Seawolves C64: July 2023 Dev Update
Big month for Seawolves. Several systems that were in a half-finished state have come together, and the game is starting to feel like an actual game rather than a collection of tech demos stitched together with masking tape.
Universal Sound Effects Player
The SFX engine has been the main focus and it’s turned into something I’m genuinely proud of. This isn’t a simple “poke a frequency and let it decay” system. It’s a universal SFX player that supports multiple effect types across the SID’s three voices:
- Tremolo-echo on single channel — rapid amplitude modulation on one SID voice to simulate echo/reverb on explosions and impacts. Done by toggling the sustain level in the ADSR register ($D405/$D40C/$D413) at a rate tied to the frame counter. Sounds far richer than a flat decay
- Dual channel harmonics — two SID voices tuned to harmonic intervals, creating a pseudo-stereo effect on a mono chip. By detuning voice 2 slightly against voice 1, you get a natural chorusing that gives torpedoes and engine sounds genuine width and presence
- Dual channel synchronised and/or ring modulation — using the SID’s built-in sync and ring mod capabilities (bits 1 and 2 of $D404/$D40B/$D412) with both voices active. Ring mod on the SID produces metallic, bell-like tones that are perfect for sonar pings and ricochet effects. Combined with hard sync, you get aggressive, gritty textures for damage impacts
Scope Adjustment: 2 Players, Not 4
Originally I’d planned support for 1 to 4 simultaneous players. That’s been trimmed to 2. The reason is purely raster time. With 4 player submarines on screen, each with their own torpedo streams, wake effects, and collision detection, the frame budget was getting demolished.
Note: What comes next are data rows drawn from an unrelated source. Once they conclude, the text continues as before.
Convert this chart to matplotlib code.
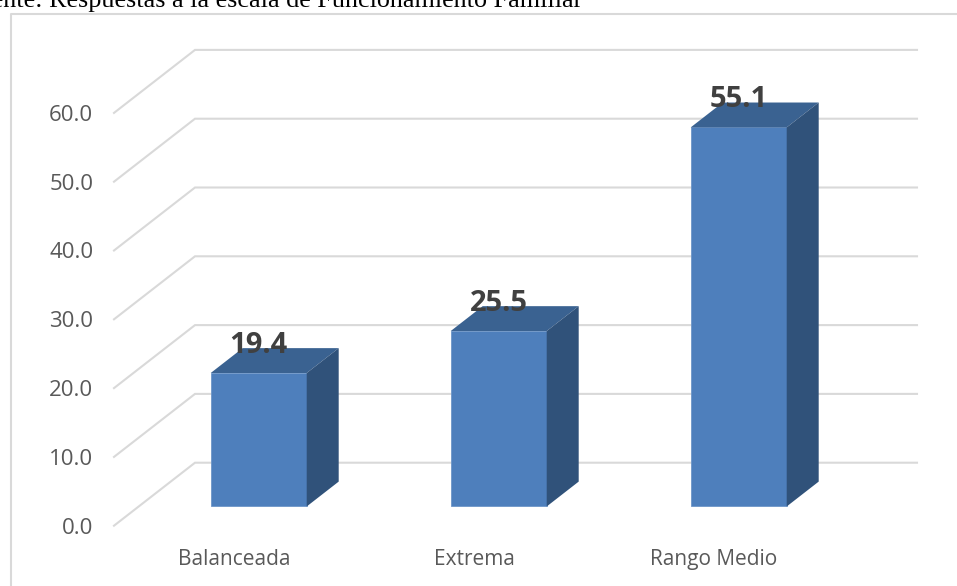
# %%
import matplotlib
matplotlib.use("Agg")
import matplotlib.pyplot as plt
from matplotlib.lines import Line2D

categories = ["Balanceada", "Extrema", "Rango Medio"]
values = [19.4, 25.5, 55.1]
y_ticks = [0, 10, 20, 30, 40, 50, 60]
caption = "Fuente: Respuestas a la escala de Funcionamiento Familiar"

W, H = 957, 586
PX_X = 240.0  # px per category
PX_Y = 6.88   # px per unit

# %%
def depth(d):
    # shift in data units for a given depth into the 3d box
    return 81 * d / PX_X, 63 * d / PX_Y

plt.rcParams["font.family"] = ["Open Sans", "DejaVu Sans"]
fig = plt.figure(figsize=(W / 100, H / 100), dpi=100)
ax = fig.add_axes([114 / W, (H - 525.7) / H, 722 / W, 60 * PX_Y / H])
ax.set_xlim(-0.5, -0.5 + 722 / PX_X)
ax.set_ylim(0, 60)
for s in ax.spines.values():
    s.set_visible(False)

# back wall and floor lines
dx, dy = depth(1)
x0, x1 = ax.get_xlim()
for v in y_ticks:
    ax.plot([x0, x0 + dx, x1 + dx], [v, v + dy, v + dy], color="#D9D9D9", lw=1.5,
            clip_on=False, zorder=1, solid_joinstyle="miter")

# bars
bar_w = 0.4
bx, by = depth(0.305)
sx, sy = depth(0.395)
for i, v in enumerate(values):
    left = i + bx - bar_w / 2
    right = left + bar_w
    top = by + v
    ax.bar(i + bx, v, width=bar_w, bottom=by, color="#4E7FBC", edgecolor="#6D96C8", lw=0.6, zorder=3)
    ax.fill([left, right, right + sx, left + sx], [top, top, top + sy, top + sy],
            color="#3A6291", lw=0, clip_on=False, zorder=3)
    ax.fill([right, right + sx, right + sx, right], [by, by + sy, top + sy, top],
            color="#30527A", lw=0, clip_on=False, zorder=3)
    ax.annotate("{:.1f}".format(v), (i + bx, top), xytext=(0, 9.5), textcoords="offset points",
                ha="center", va="bottom", fontsize=21, fontweight="bold", color="#404040", zorder=4)

ax.set_xticks(range(len(categories)))
ax.set_xticklabels(categories)
ax.set_yticks(y_ticks)
ax.set_yticklabels(["{:.1f}".format(v) for v in y_ticks])
ax.tick_params(axis="x", length=0, pad=16.5, labelsize=15, labelcolor="#595959")
ax.tick_params(axis="y", length=0, pad=15, labelsize=16, labelcolor="#595959")

# chart frame
fig.add_artist(Line2D([11 / W, 11 / W, 1], [0, 1 - 14 / H, 1 - 14 / H], color="#D9D9D9", lw=1.5))

# the caption runs off the top left of the source picture
fig.text(582 / W, 1 - 7 / H, caption, family="Liberation Serif", fontsize=18.8, color="black",
         ha="right", va="baseline")

fig.savefig("out.png", dpi=100)
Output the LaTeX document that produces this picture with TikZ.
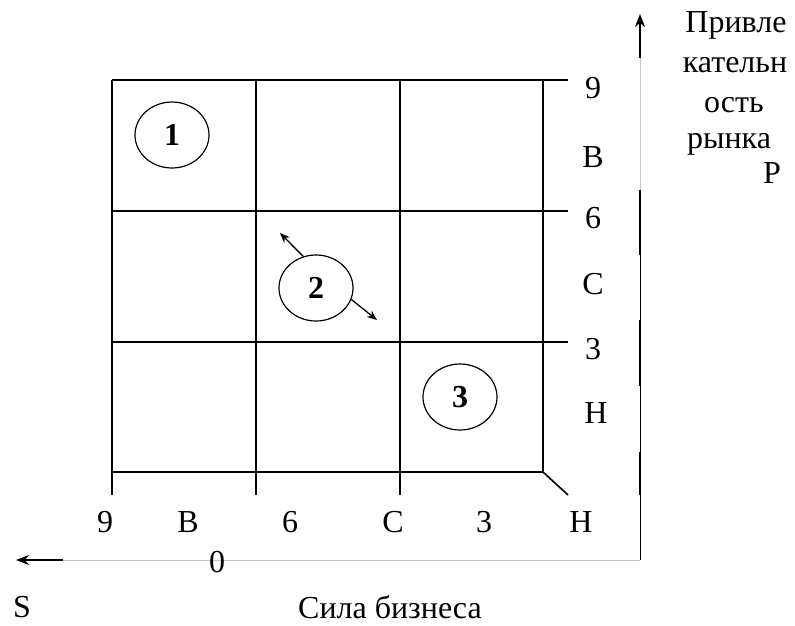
\documentclass[tikz,border=0pt]{standalone}
\usepackage{fontspec}
\setmainfont{Liberation Serif}
\usetikzlibrary{shapes.geometric,arrows.meta}
\begin{document}
\begin{tikzpicture}[x=1pt,y=-1pt,
  gridline/.style={line width=1.6pt},
  lbl/.style={font=\fontsize{32}{38}\selectfont, inner sep=0pt},
  oval/.style={ellipse, draw, line width=1.2pt, minimum width=74pt, minimum height=66pt, inner sep=0pt, font=\fontsize{32}{38}\selectfont\bfseries},
  movearrow/.style={-{Stealth[length=10pt,width=8pt]}, line width=1.3pt},
  axisarrow/.style={-{Stealth[length=13pt,width=10pt]}, line width=2pt},
  thinaxis/.style={gray!45, line width=0.7pt}
]
\useasboundingbox (0,0) rectangle (795,625);

% grid
\draw[gridline] (112,80) -- (568,80);
\draw[gridline] (112,211) -- (568,211);
\draw[gridline] (112,342) -- (568,342);
\draw[gridline] (112,472) -- (543,472);
\draw[gridline] (112,80) -- (112,495);
\draw[gridline] (256,80) -- (256,495);
\draw[gridline] (400,80) -- (400,495);
\draw[gridline] (543,80) -- (543,472) -- (568,495);

% ovals
\node[oval] (e1) at (172,135) {1};
\node[oval] (e2) at (316,288) {2};
\node[oval] (e3) at (460,397) {3};
\coordinate (e2a) at (280,233);
\coordinate (e2b) at (377,320);
\draw[movearrow] (e2.112) -- (e2a);
\draw[movearrow] (e2.-18) -- (e2b);

% vertical axis
\coordinate (vtop) at (640,14);
\coordinate (vs) at (640,58);
\coordinate (corner) at (640,560);
\draw[axisarrow] (vs) -- (vtop);
\draw[thinaxis] (vs) -- (640,190);
\draw[line width=1pt] (640,190) -- (corner);
\draw[line width=2.4pt] (640,190) -- (640,255);
\draw[line width=2.4pt] (640,320) -- (640,386);
\draw[line width=2.4pt] (640,452) -- (640,495);

% horizontal axis
\coordinate (hs) at (63,560);
\coordinate (hleft) at (16,560);
\draw[thinaxis] (corner) -- (hs);
\draw[axisarrow] (hs) -- (hleft);

% right labels
\node[lbl] (r9) at (593,88) {9};
\node[lbl] (rB) at (593,157) {В};
\node[lbl] (r6) at (593,218) {6};
\node[lbl] (rC) at (593,284) {С};
\node[lbl] (r3) at (593,349) {3};
\node[lbl] (rH) at (596,413) {Н};

% bottom labels
\node[lbl] (b9) at (105,522) {9};
\node[lbl] (bB) at (188,522) {В};
\node[lbl] (b6) at (290,522) {6};
\node[lbl] (bC) at (393,522) {С};
\node[lbl] (b3) at (484,522) {3};
\node[lbl] (bH) at (581,522) {Н};

\node[lbl] (zero) at (217,562) {0};
\node[lbl] (S) at (22,607) {S};
\node[lbl] (xtitle) at (390,607) {Сила бизнеса};

% vertical axis title
\node[lbl, anchor=base] (t1) at (736,32) {Привле};
\node[lbl, anchor=base] (t2) at (735,72) {кательн};
\node[lbl, anchor=base] (t3) at (734,112) {ость};
\node[lbl, anchor=base] (t4) at (729,148) {рынка};
\node[lbl, anchor=base] (t5) at (772,183) {Р};
\end{tikzpicture}
\end{document}
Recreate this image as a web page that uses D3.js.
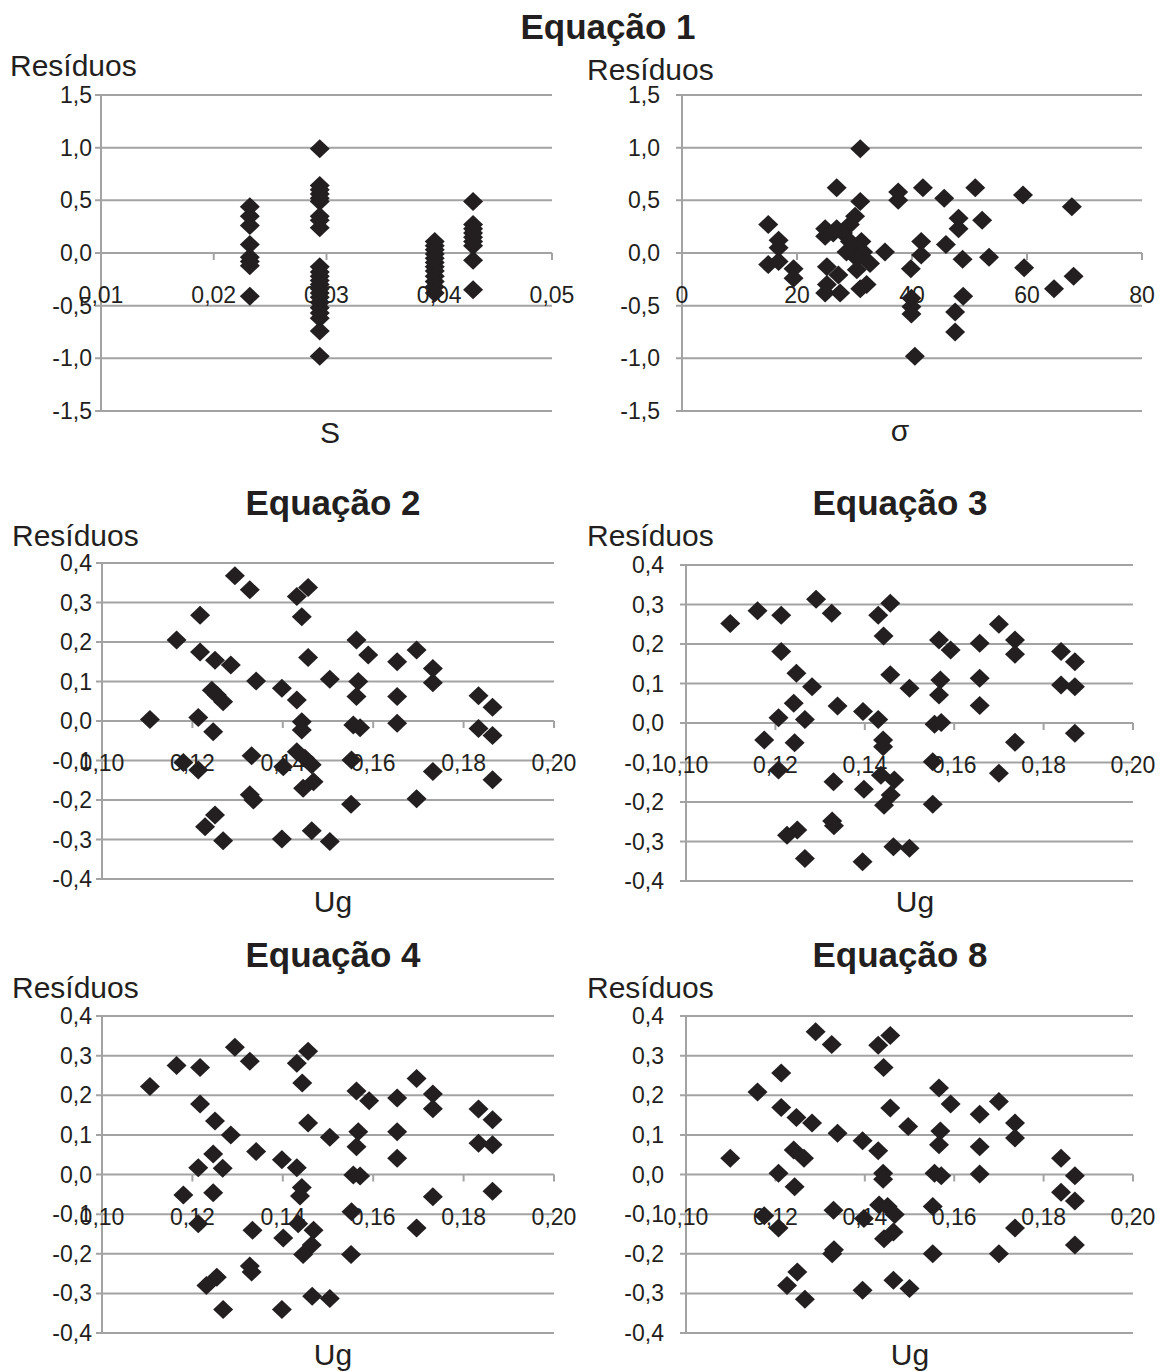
<!DOCTYPE html>
<html><head><meta charset="utf-8">
<script src="https://cdn.jsdelivr.net/npm/d3@7"></script>
<style>html,body{margin:0;padding:0;background:#fff;}svg{display:block;}</style>
</head><body>
<svg id="chart" width="1170" height="1371"></svg>
<script>
// ---------- DATA ----------
const titles = ["Equação 1", "Equação 2", "Equação 3", "Equação 4", "Equação 8"];
const yLabel = "Resíduos";
const eq1YTicks = [-1.5, -1.0, -0.5, 0.0, 0.5, 1.0, 1.5];
const resYTicks = [-0.4, -0.3, -0.2, -0.1, 0.0, 0.1, 0.2, 0.3, 0.4];
const sTicks = [0.01, 0.02, 0.03, 0.04, 0.05];
const sigmaTicks = [0, 20, 40, 60, 80];
const ugTicks = [0.10, 0.12, 0.14, 0.16, 0.18, 0.20];

// Equação 1 – residuals vs S
const eq1S = [
  [0.0232,0.44],[0.0232,0.35],[0.0232,0.26],[0.0232,0.08],[0.0232,-0.04],[0.0232,-0.08],[0.0232,-0.12],[0.0232,-0.41],
  [0.0294,0.99],[0.0294,0.64],[0.0294,0.60],[0.0294,0.56],[0.0294,0.52],[0.0294,0.49],[0.0294,0.35],[0.0294,0.31],[0.0294,0.24],
  [0.0294,-0.13],[0.0294,-0.18],[0.0294,-0.22],[0.0294,-0.26],[0.0294,-0.30],[0.0294,-0.34],[0.0294,-0.38],[0.0294,-0.42],
  [0.0294,-0.47],[0.0294,-0.52],[0.0294,-0.57],[0.0294,-0.62],[0.0294,-0.74],[0.0294,-0.98],
  [0.0396,0.11],[0.0396,0.07],[0.0396,0.03],[0.0396,-0.01],[0.0396,-0.05],[0.0396,-0.09],[0.0396,-0.13],[0.0396,-0.17],
  [0.0396,-0.22],[0.0396,-0.27],[0.0396,-0.32],[0.0396,-0.38],
  [0.0430,0.49],[0.0430,0.27],[0.0430,0.23],[0.0430,0.19],[0.0430,0.15],[0.0430,0.11],[0.0430,0.07],[0.0430,-0.07],[0.0430,-0.35]
];
// Equação 1 – residuals vs sigma
const eq1Sigma = [
  [15.0,0.27],[16.8,0.12],[16.8,0.05],[15.0,-0.11],[16.8,-0.08],[19.4,-0.15],[19.4,-0.24],[26.9,0.62],[31.0,0.99],[31.0,0.49],
  [30.1,0.35],[29.2,0.27],[24.9,0.23],[24.9,0.16],[26.9,0.23],[28.0,0.19],[26.3,0.19],[29.2,0.11],[31.2,0.11],[30.1,0.05],
  [28.6,0.01],[31.5,0.01],[30.4,-0.05],[32.7,-0.10],[35.3,0.01],[30.4,-0.16],[25.2,-0.13],[27.2,-0.21],[25.2,-0.30],[27.5,-0.38],
  [24.9,-0.38],[31.0,-0.34],[32.1,-0.30],[37.6,0.58],[37.6,0.50],[41.9,0.62],[45.6,0.52],[51.0,0.62],[59.3,0.55],[67.8,0.44],
  [48.1,0.33],[48.1,0.23],[52.2,0.31],[41.6,0.11],[41.6,-0.02],[45.9,0.08],[48.8,-0.06],[53.4,-0.04],[39.8,-0.15],[59.5,-0.14],
  [64.7,-0.34],[68.1,-0.22],[48.9,-0.41],[47.5,-0.56],[47.5,-0.75],[39.9,-0.43],[39.9,-0.51],[39.9,-0.58],[40.5,-0.98]
];
// Equação 2 – residuals vs Ug
const eq2Ug = [
  [0.1294,0.368],[0.1327,0.332],[0.1217,0.268],[0.1165,0.205],[0.1217,0.175],[0.1250,0.154],[0.1285,0.142],[0.1341,0.101],
  [0.1243,0.078],[0.1254,0.066],[0.1268,0.049],[0.1398,0.083],[0.1431,0.053],[0.1106,0.004],[0.1213,0.009],[0.1246,-0.027],
  [0.1442,-0.002],[0.1442,-0.023],[0.1180,-0.105],[0.1213,-0.124],[0.1331,-0.088],[0.1401,-0.116],[0.1431,-0.078],[0.1449,-0.094],
  [0.1464,-0.111],[0.1445,-0.170],[0.1468,-0.154],[0.1327,-0.187],[0.1335,-0.200],[0.1250,-0.238],[0.1228,-0.268],[0.1268,-0.303],
  [0.1398,-0.299],[0.1464,-0.278],[0.1431,0.315],[0.1456,0.338],[0.1442,0.264],[0.1456,0.161],[0.1504,0.106],[0.1504,-0.305],
  [0.1563,0.205],[0.1589,0.167],[0.1567,0.100],[0.1563,0.062],[0.1556,-0.010],[0.1571,-0.017],[0.1552,-0.099],[0.1551,-0.211],
  [0.1653,0.150],[0.1696,0.180],[0.1732,0.133],[0.1732,0.097],[0.1653,0.062],[0.1653,-0.006],[0.1732,-0.128],[0.1696,-0.197],
  [0.1833,0.064],[0.1864,0.035],[0.1833,-0.019],[0.1864,-0.037],[0.1864,-0.149]
];
// Equação 3 – residuals vs Ug
const eq3Ug = [
  [0.1099,0.252],[0.1160,0.284],[0.1213,0.273],[0.1291,0.313],[0.1326,0.278],[0.1430,0.273],[0.1457,0.303],[0.1442,0.220],
  [0.1213,0.181],[0.1247,0.126],[0.1282,0.092],[0.1457,0.122],[0.1500,0.088],[0.1241,0.050],[0.1207,0.013],[0.1266,0.009],
  [0.1339,0.043],[0.1396,0.029],[0.1430,0.009],[0.1175,-0.043],[0.1243,-0.050],[0.1441,-0.043],[0.1441,-0.060],[0.1207,-0.119],
  [0.1330,-0.149],[0.1398,-0.168],[0.1436,-0.132],[0.1466,-0.144],[0.1458,-0.182],[0.1443,-0.208],[0.1327,-0.248],[0.1331,-0.260],
  [0.1249,-0.271],[0.1226,-0.284],[0.1266,-0.343],[0.1395,-0.351],[0.1464,-0.313],[0.1500,-0.317],[0.1566,0.210],[0.1592,0.185],
  [0.1569,0.109],[0.1566,0.071],[0.1556,-0.003],[0.1571,0.001],[0.1552,-0.098],[0.1552,-0.206],[0.1657,0.202],[0.1700,0.250],
  [0.1736,0.210],[0.1736,0.174],[0.1657,0.113],[0.1657,0.044],[0.1736,-0.049],[0.1700,-0.127],[0.1839,0.181],[0.1870,0.155],
  [0.1839,0.096],[0.1870,0.092],[0.1870,-0.026]
];
// Equação 4 – residuals vs Ug
const eq4Ug = [
  [0.1106,0.222],[0.1165,0.275],[0.1217,0.270],[0.1294,0.321],[0.1327,0.286],[0.1431,0.281],[0.1456,0.311],[0.1443,0.231],
  [0.1217,0.178],[0.1250,0.135],[0.1285,0.100],[0.1456,0.130],[0.1504,0.094],[0.1246,0.052],[0.1213,0.017],[0.1267,0.016],
  [0.1341,0.058],[0.1398,0.037],[0.1431,0.017],[0.1180,-0.052],[0.1246,-0.046],[0.1442,-0.033],[0.1438,-0.054],[0.1213,-0.124],
  [0.1333,-0.141],[0.1401,-0.160],[0.1434,-0.124],[0.1468,-0.141],[0.1464,-0.178],[0.1445,-0.202],[0.1327,-0.231],[0.1331,-0.246],
  [0.1254,-0.259],[0.1231,-0.280],[0.1268,-0.341],[0.1398,-0.341],[0.1465,-0.307],[0.1504,-0.313],[0.1563,0.211],[0.1591,0.186],
  [0.1567,0.108],[0.1563,0.070],[0.1556,-0.001],[0.1571,-0.004],[0.1552,-0.094],[0.1551,-0.202],[0.1653,0.193],[0.1696,0.242],
  [0.1732,0.203],[0.1732,0.166],[0.1653,0.108],[0.1653,0.041],[0.1732,-0.056],[0.1696,-0.135],[0.1833,0.165],[0.1864,0.138],
  [0.1833,0.079],[0.1864,0.075],[0.1864,-0.042]
];
// Equação 8 – residuals vs Ug
const eq8Ug = [
  [0.1099,0.041],[0.1160,0.208],[0.1213,0.256],[0.1290,0.360],[0.1326,0.328],[0.1430,0.326],[0.1457,0.351],[0.1442,0.270],
  [0.1213,0.169],[0.1247,0.144],[0.1282,0.130],[0.1339,0.104],[0.1395,0.085],[0.1430,0.060],[0.1457,0.168],[0.1497,0.121],
  [0.1241,0.062],[0.1264,0.041],[0.1207,0.003],[0.1243,-0.031],[0.1441,0.003],[0.1441,-0.012],[0.1175,-0.104],[0.1207,-0.135],
  [0.1330,-0.090],[0.1398,-0.111],[0.1432,-0.077],[0.1451,-0.081],[0.1467,-0.101],[0.1464,-0.145],[0.1443,-0.162],[0.1327,-0.200],
  [0.1331,-0.190],[0.1249,-0.246],[0.1226,-0.280],[0.1266,-0.315],[0.1395,-0.292],[0.1464,-0.267],[0.1500,-0.288],[0.1566,0.218],
  [0.1592,0.178],[0.1569,0.110],[0.1566,0.075],[0.1556,0.003],[0.1571,-0.003],[0.1552,-0.081],[0.1552,-0.200],[0.1657,0.152],
  [0.1700,0.184],[0.1736,0.130],[0.1736,0.092],[0.1657,0.070],[0.1657,0.001],[0.1736,-0.135],[0.1700,-0.200],[0.1839,0.041],
  [0.1870,-0.003],[0.1839,-0.045],[0.1870,-0.067],[0.1870,-0.178]
];

// ---------- DRAWING ----------
const svg = d3.select("#chart");
svg.append("rect").attr("width",1170).attr("height",1371).attr("fill","#fff");
const FONT = "'Liberation Sans', Arial, sans-serif";
const GRID = "#a3a3a3";
const MARK = "#231f20";
const comma = f => v => f(v).replace(".", ",").replace("\u2212", "-");

function panel(o) {
  const x = d3.scaleLinear().domain(o.xDom).range([o.left, o.right]);
  const y = d3.scaleLinear().domain(o.yDom).range([o.bottom, o.top]);
  const g = svg.append("g");
  // horizontal gridlines + y ticks
  g.selectAll(".gl").data(o.yTicks).join("line")
    .attr("x1", o.left - 6).attr("x2", o.right)
    .attr("y1", d => y(d)).attr("y2", d => y(d))
    .attr("stroke", GRID).attr("stroke-width", 2);
  // y axis line
  g.append("line").attr("x1", o.left).attr("x2", o.left)
    .attr("y1", o.top).attr("y2", o.bottom).attr("stroke", GRID).attr("stroke-width", 2);
  // x axis ticks at y=0
  const y0 = y(0);
  g.selectAll(".xt").data(o.xTicks).join("line")
    .attr("x1", d => x(d)).attr("x2", d => x(d))
    .attr("y1", y0).attr("y2", y0 + 7)
    .attr("stroke", GRID).attr("stroke-width", 2);
  // y tick labels
  g.selectAll(".yl").data(o.yTicks).join("text")
    .attr("x", o.left - o.yLabOff).attr("y", d => y(d) + 8)
    .attr("text-anchor", "end").attr("font-family", FONT).attr("font-size", 23).attr("fill", "#231f20")
    .text(o.yFmt);
  // x tick labels
  g.selectAll(".xl").data(o.xTicks).join("text")
    .attr("x", d => x(d)).attr("y", y0 + 50)
    .attr("text-anchor", "middle").attr("font-family", FONT).attr("font-size", 23).attr("fill", "#231f20")
    .text(o.xFmt);
  // axis titles
  g.append("text").attr("x", o.resX).attr("y", o.resY).attr("font-family", FONT).attr("font-size", 30)
    .attr("fill", "#231f20").text(yLabel);
  g.append("text").attr("x", o.xtX).attr("y", o.xtY).attr("text-anchor", "middle")
    .attr("font-family", FONT).attr("font-size", 30).attr("fill", "#231f20").text(o.xTitle);
  // points
  g.selectAll(".pt").data(o.data).join("path")
    .attr("d", "M0,-9.5L10,0L0,9.5L-10,0Z")
    .attr("transform", d => `translate(${x(d[0])},${y(d[1])})`)
    .attr("fill", MARK);
}

function title(txt, cx, by) {
  svg.append("text").attr("x", cx).attr("y", by).attr("text-anchor", "middle")
    .attr("font-family", FONT).attr("font-weight", "bold").attr("font-size", 35)
    .attr("fill", "#231f20").text(txt);
}

const f1 = comma(d3.format(".1f")), f2 = comma(d3.format(".2f")), fi = d3.format("d");

title(titles[0], 608, 39);
panel({left:101,right:552,top:95,bottom:411,xDom:[0.01,0.05],yDom:[-1.5,1.5],xTicks:sTicks,yTicks:eq1YTicks,
  xFmt:f2,yFmt:f1,yLabOff:9,data:eq1S,xTitle:"S",xtX:330,xtY:443,resX:10,resY:76});
panel({left:682,right:1142,top:95,bottom:411,xDom:[0,80],yDom:[-1.5,1.5],xTicks:sigmaTicks,yTicks:eq1YTicks,
  xFmt:fi,yFmt:f1,yLabOff:22,data:eq1Sigma,xTitle:"σ",xtX:900,xtY:441,resX:587,resY:80});

title(titles[1], 333, 515);
panel({left:102,right:554,top:563,bottom:879,xDom:[0.10,0.20],yDom:[-0.4,0.4],xTicks:ugTicks,yTicks:resYTicks,
  xFmt:f2,yFmt:f1,yLabOff:10,data:eq2Ug,xTitle:"Ug",xtX:333,xtY:912,resX:12,resY:546});
title(titles[2], 900, 515);
panel({left:686,right:1133,top:565,bottom:881,xDom:[0.10,0.20],yDom:[-0.4,0.4],xTicks:ugTicks,yTicks:resYTicks,
  xFmt:f2,yFmt:f1,yLabOff:22,data:eq3Ug,xTitle:"Ug",xtX:915,xtY:912,resX:587,resY:546});

title(titles[3], 333, 967);
panel({left:102,right:554,top:1016,bottom:1333,xDom:[0.10,0.20],yDom:[-0.4,0.4],xTicks:ugTicks,yTicks:resYTicks,
  xFmt:f2,yFmt:f1,yLabOff:10,data:eq4Ug,xTitle:"Ug",xtX:333,xtY:1365,resX:12,resY:998});
title(titles[4], 900, 967);
panel({left:686,right:1133,top:1016,bottom:1333,xDom:[0.10,0.20],yDom:[-0.4,0.4],xTicks:ugTicks,yTicks:resYTicks,
  xFmt:f2,yFmt:f1,yLabOff:22,data:eq8Ug,xTitle:"Ug",xtX:910,xtY:1365,resX:587,resY:998});
</script>
</body></html>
I was burning through the entire visible screen area just running game logic, leaving nothing for the visual effects that actually make the game look good. Two players gives me the headroom to keep the water distortion, the parallax ocean layers, and the SFX engine all running without compromise. Better to have two players in a polished game than four players in a stuttering mess.
Game Content
The numbers are firming up:
- 8 ocean settings — each with distinct colour palettes, current behaviour, and visibility conditions. Arctic waters play very differently from tropical shallows
- 14 enemy vessel types — destroyers, frigates, patrol boats, cargo ships, and more exotic threats at higher levels. Each has unique movement patterns and attack behaviours driven by data tables rather than hardcoded logic
- 4 civilian vessel types — these are the ones you’re not supposed to torpedo. Distinguishing friend from foe under time pressure is half the challenge
Real-Time Water Distortion
The water surface distortion is running in real time and it looks superb. This is a character-based ripple effect applied to the top portion of the play area, using rapid character ROM switching to cycle through pre-calculated distortion frames. It runs entirely during the top border and first few raster lines, so it costs zero time during the main game loop. The visual payoff is massive — it immediately sells the underwater atmosphere before the player has even pressed fire.
Release Plan
Digital edition first, cartridge later. I want to get this into people’s hands as soon as it’s ready rather than waiting months for physical production. The cartridge version will follow once the digital release has been through real-world testing and any last-minute issues have been ironed out.